Тем временем ситуация в Константинополе складывалась не настолько плохо, как многие боялись. Крайний срок, 1 августа, прошел, но Фредерика не депортировали и «Максим» не закрыли. Поскольку Турция была в основном мусульманской страной, поначалу там много говорили о запрете на продажу спиртного, который был бы смертелен для «Максима» и других подобных заведений. Так, в октябре 1923 года распространились мрачные слухи о том, что все питейные заведения будут закрыты, а запасы спиртного будут театрально выброшены в море. Но, хотя несколько мест действительно закрыли, сразу же начались призывы отменить эту меру. Многие турки уже привыкли к ночной жизни на западный манер и не желали от нее отказываться. Вскоре нескольким частным клубам официально разрешили продавать своим членам спиртное. В этом ряду избранных выделялся «Максим», уже ставший важной частью городской массовой культуры, которая становилась все более светской. К весне 1924 года клубы, сады, гостиницы, рестораны и казино могли продавать спиртное при условии, что у них есть правительственное разрешение (сам гази Мустафа Кемаль, как поговаривали, был большой любитель выпить).

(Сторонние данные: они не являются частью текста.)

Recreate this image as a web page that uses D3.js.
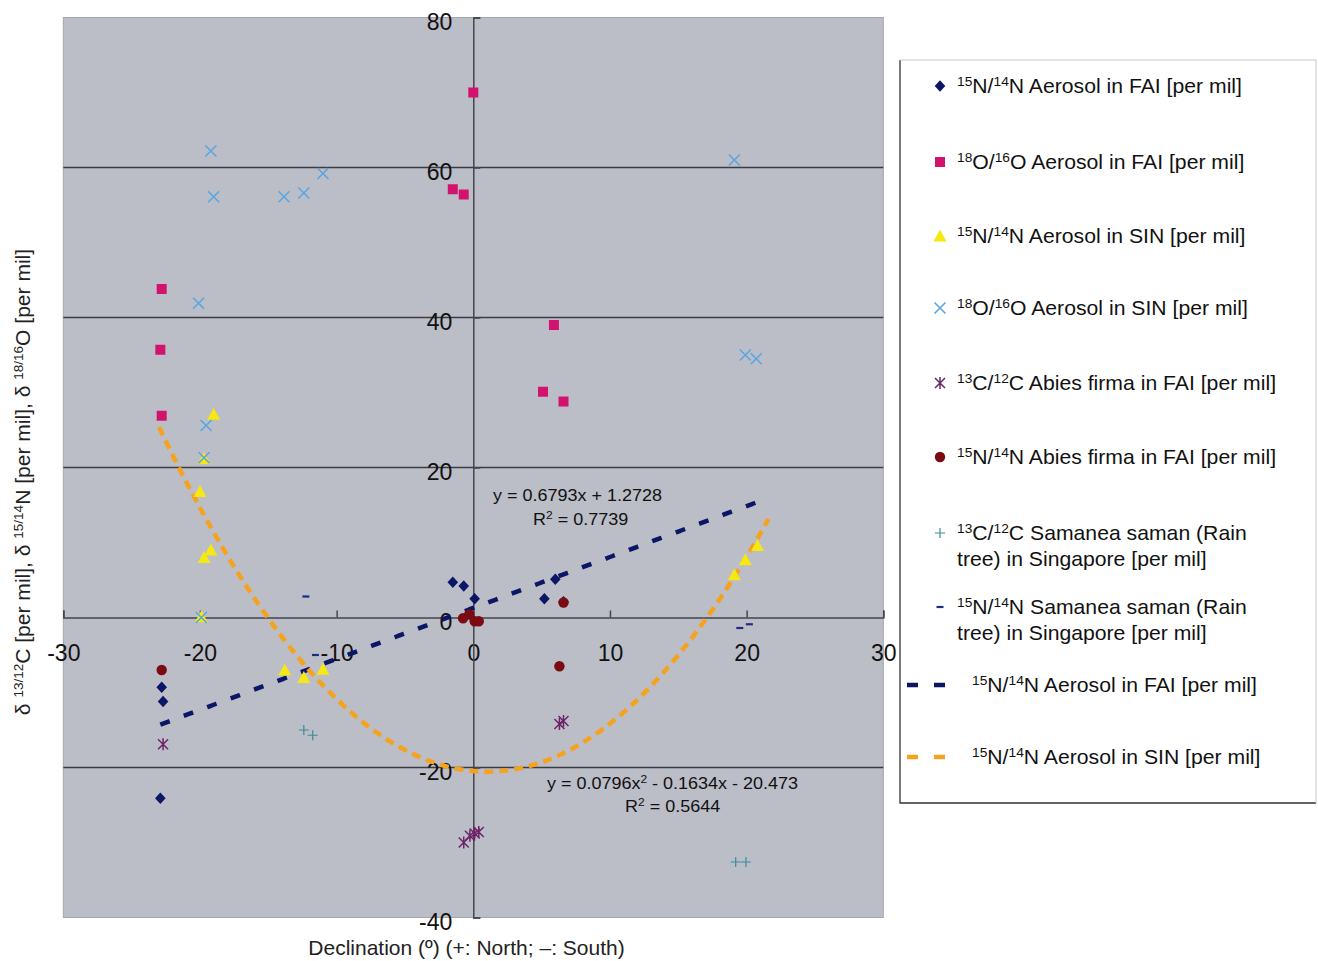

Перемены в государственном аппарате и городской администрации после Лозаннского договора были стремительны, резки и в историческом плане эпохальны. Но по крайней мере вначале они не затрагивали сколько-нибудь сильно жизни и дела Фредерика. Союзнические силы начали эвакуацию 29 августа 1923 года – через пять дней после подписания договора. Она была завершена во вторник 2 октября, в 11 часов 30 минут, когда военные командующие от Великобритании, Франции и Италии вместе с оставшимися солдатами провели короткую, но впечатляющую церемонию на открытой площади у дворца Долмабахче. В окружении союзнических и турецких подразделений, выстроенных по краям площади, и в присутствии первых лиц, включая иностранных послов и верховных комиссаров, генералы провели смотр своих вооруженных сил; затем вынесли знамена союзников и турок, и союзные войска, маршируя, покинули площадь. «В мгновение ока», как выразился присутствовавший при этом американец, ее заполнила огромная ликующая толпа турок. Союзнический флот ушел в тот же день словно крадучись, – в противоположность своему властному прибытию пятью годами ранее. «Будь у этих кораблей хвосты, – замечал американец, – могу представить, как плотно они были бы у них прижаты между задними лапами». Еще через три дня, 5 октября, армия националистов дошла до азиатской стороны Константинополя; на следующий день она пересекла Босфор и высадилась в Стамбуле близ дворца Топкапы. 13 октября столица была официально перенесена в Ангору. Последний шаг в трансформации страны был сделан 29 октября 1923 года – с провозглашением Турецкой Республики и избранием Мустафы Кемаля ее первым президентом. В 1934 году благодарная нация, которую он создал, даст ему почетное имя Ататюрк – «отец турок».
Первым, что изменилось в Константинополе после ухода союзников, был внешний вид людей на городских улицах. На смену британской, французской, итальянской и американской морской униформе, сплошь и рядом встречавшейся в Пера и Галате, пришла форма турецких армии и флота. Меньше стало на улицах и проституток, поскольку власти закрыли многие «непотребные дома». Магазинные вывески и рекламные растяжки в европейских кварталах стали менять в соответствии с новым постановлением правительства, гласившим, что все теперь должно быть по-турецки, а иностранные буквы разрешались, только если они были меньшего размера.
Осенью 1923 года, после ухода союзников – вот когда, по-видимому, Фредерик отправил своего старшего сына, Михаила, учиться в Прагу. Поскольку шансов получить американское признание уже, казалось, не было, имело смысл оградить его от (потенциальной) опасности, воспользовавшись весьма великодушным предложением чешского правительства дать юным русским эмигрантам бесплатное высшее образование. К 1922 году в Прагу приехало около двух тысяч представителей русской диаспоры из разных мест, включая тех, кто жил в Константинополе. Поскольку Михаил родился в Москве и свободно говорил по-русски, он удовлетворял поставленным критериям. (Возможно также, что он хотел уехать из-за так и не улаженного конфликта с Эльвирой.) Отец и сын больше никогда не увидятся.